This duo of films speak to the measurement of space through new technologies and the social constructs produced by these ways of seeing: the history of measurement standardisation and the corresponding social change it roused, as described by Constant (Sasha Litvintseva & Beny Wagner); the forensic reconstruction of the political assassination of the writer Henry Lu, and the concomitant relationship between a criminal gang and the Taiwanese film industry in The Making of Crime Scenes (Che-Yu Hsu). Despite their nonfiction, the films are genre-adjacent to formal documentary, testing the format of nonfiction filmmaking with experimentally non-linear storytelling. They each incorporate a variety of visual styles, weaving together varied approaches to cinema in order to drive at a central theme — Constant makes notable use of a 360 degree camera in several amusing scenes, wherein two 17th century astronomers clamber punch-drunk through pastures, apparently calculating the earth’s proportions; The Making of Crime Scenes recreates gun violence via a mix of CGI software and tiny plastic dolls in stop-motion, whose eggshell heads shatter when struck by bullets.

Each film opens with a digital render: the same speckled effect of computerised imagery fills the first frames as the images shift position to demonstrate their artificial three dimensions.

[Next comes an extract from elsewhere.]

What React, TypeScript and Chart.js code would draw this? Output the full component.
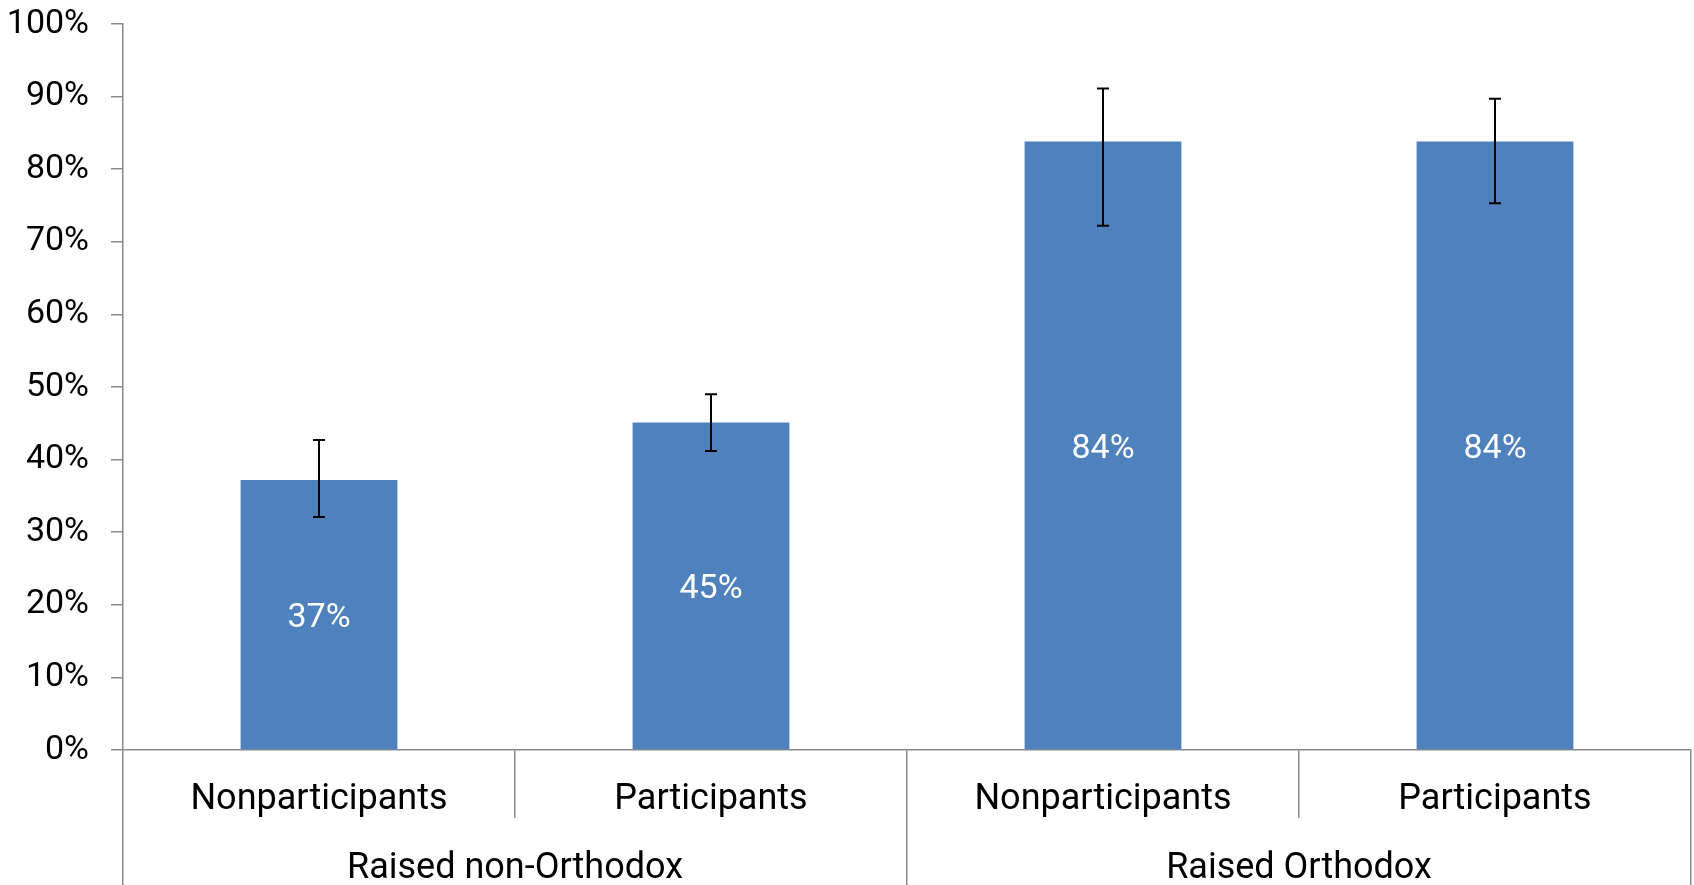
import React, { useEffect, useRef } from "react";
import { Chart, registerables } from "chart.js";

Chart.register(...registerables);

const subCategories = ["Nonparticipants", "Participants", "Nonparticipants", "Participants"];
const groupLabels = ["Raised non-Orthodox", "Raised Orthodox"];
const values = [37.2, 45.1, 83.8, 83.8];
const errLow = [32.1, 41.2, 72.2, 75.3];
const errHigh = [42.7, 49.0, 91.1, 89.7];
const yTickStep = 10;

const AXIS_COLOR = "#8a8a8a";
const BAR_COLOR = "#4f81bd";
const FONT = "Roboto, 'Open Sans', sans-serif";

const errorBarPlugin = {
  id: "errorBarsAndLabels",
  afterDatasetsDraw(chart: any) {
    const ctx = chart.ctx;
    const meta = chart.getDatasetMeta(0);
    const y = chart.scales.y;
    ctx.save();
    meta.data.forEach((bar: any, i: number) => {
      const props = bar.getProps(["x", "y", "base"], true);
      // data label
      ctx.fillStyle = "#ffffff";
      ctx.font = `34px ${FONT}`;
      ctx.textAlign = "center";
      ctx.textBaseline = "middle";
      ctx.fillText(`${Math.round(values[i])}%`, props.x, (props.y + props.base) / 2 + 4);
      // error bar
      const yLo = y.getPixelForValue(errLow[i]);
      const yHi = y.getPixelForValue(errHigh[i]);
      ctx.strokeStyle = "#000000";
      ctx.lineWidth = 2;
      ctx.beginPath();
      ctx.moveTo(props.x, yLo);
      ctx.lineTo(props.x, yHi);
      ctx.moveTo(props.x - 6, yLo);
      ctx.lineTo(props.x + 6, yLo);
      ctx.moveTo(props.x - 6, yHi);
      ctx.lineTo(props.x + 6, yHi);
      ctx.stroke();
    });
    ctx.restore();
  },
};

export default function App() {
  const canvasRef = useRef<HTMLCanvasElement | null>(null);

  useEffect(() => {
    if (!canvasRef.current) return;
    const chart = new Chart(canvasRef.current, {
      type: "bar",
      data: {
        labels: subCategories,
        datasets: [
          {
            data: values,
            backgroundColor: BAR_COLOR,
            borderWidth: 0,
            barPercentage: 0.4,
            categoryPercentage: 1,
          },
        ],
      },
      options: {
        animation: false,
        responsive: false,
        maintainAspectRatio: false,
        layout: { padding: { top: 24, right: 3, left: 0, bottom: 0 } },
        plugins: {
          legend: { display: false },
          tooltip: { enabled: false },
        },
        scales: {
          y: {
            min: 0,
            max: 100,
            ticks: {
              stepSize: yTickStep,
              callback: (v: any) => `${v}%`,
              color: "#000000",
              font: { family: FONT, size: 34 },
              padding: 22,
            },
            grid: {
              drawOnChartArea: false,
              drawTicks: true,
              tickLength: 12,
              color: AXIS_COLOR,
              lineWidth: 1.5,
            },
            border: { display: true, color: AXIS_COLOR, width: 1.5 },
            afterFit: (scale: any) => {
              scale.width = 123;
              scale.paddingTop = 0;
              scale.paddingBottom = 0;
            },
          },
          x: {
            position: "bottom",
            offset: true,
            ticks: {
              color: "#000000",
              font: { family: FONT, size: 36 },
              padding: -40,
              autoSkip: false,
              maxRotation: 0,
            },
            grid: {
              offset: true,
              drawOnChartArea: false,
              drawTicks: true,
              tickLength: 68,
              color: AXIS_COLOR,
              lineWidth: 1.5,
            },
            border: { display: true, color: AXIS_COLOR, width: 1.5 },
            afterFit: (scale: any) => {
              scale.height = 68;
            },
          },
          x2: {
            type: "category",
            position: "bottom",
            labels: groupLabels,
            offset: true,
            ticks: {
              color: "#000000",
              font: { family: FONT, size: 36 },
              padding: -38,
              autoSkip: false,
              maxRotation: 0,
            },
            grid: {
              offset: true,
              drawOnChartArea: false,
              drawTicks: true,
              tickLength: 67,
              color: AXIS_COLOR,
              lineWidth: 1.5,
            },
            border: { display: false },
            afterFit: (scale: any) => {
              scale.height = 67;
            },
          },
        },
      } as any,
      plugins: [errorBarPlugin],
    });
    return () => chart.destroy();
  }, []);

  return (
    <div style={{ position: "absolute", left: 0, top: 0, width: 1694, height: 885, background: "#ffffff" }}>
      <canvas ref={canvasRef} width={1694} height={885} style={{ display: "block" }} />
    </div>
  );
}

Forensic scanning technology is the central prop used throughout Che-Yu’s film (despite its technical precision the device seems almost toy-like, particularly when its operators are pictured cheerfully singing karaoke), while Litvintseva and Wagner adopt digital architectural modelling to demonstrate contemporary methods of gauging dimension, overlaying these images with a goofy cartoon wielding a club — the cave person’s first measuring stick. Although the images rendered are illustrative of physical things, it is the immeasurable void of digital space in these scenes that are most striking. This seems to be a deliberate tactic: boundlessness sets into relief how systems of power produce the impression of an objective reality, in this case, by those who enforce standards of measure, or those who can mandate a murder without consequence. The omniscient voice in Constant states at one point, “between the map and the territory lies an infinite expanse,” a phrase which seems to acknowledge the impossibility of containing all lived experience within a single scheme.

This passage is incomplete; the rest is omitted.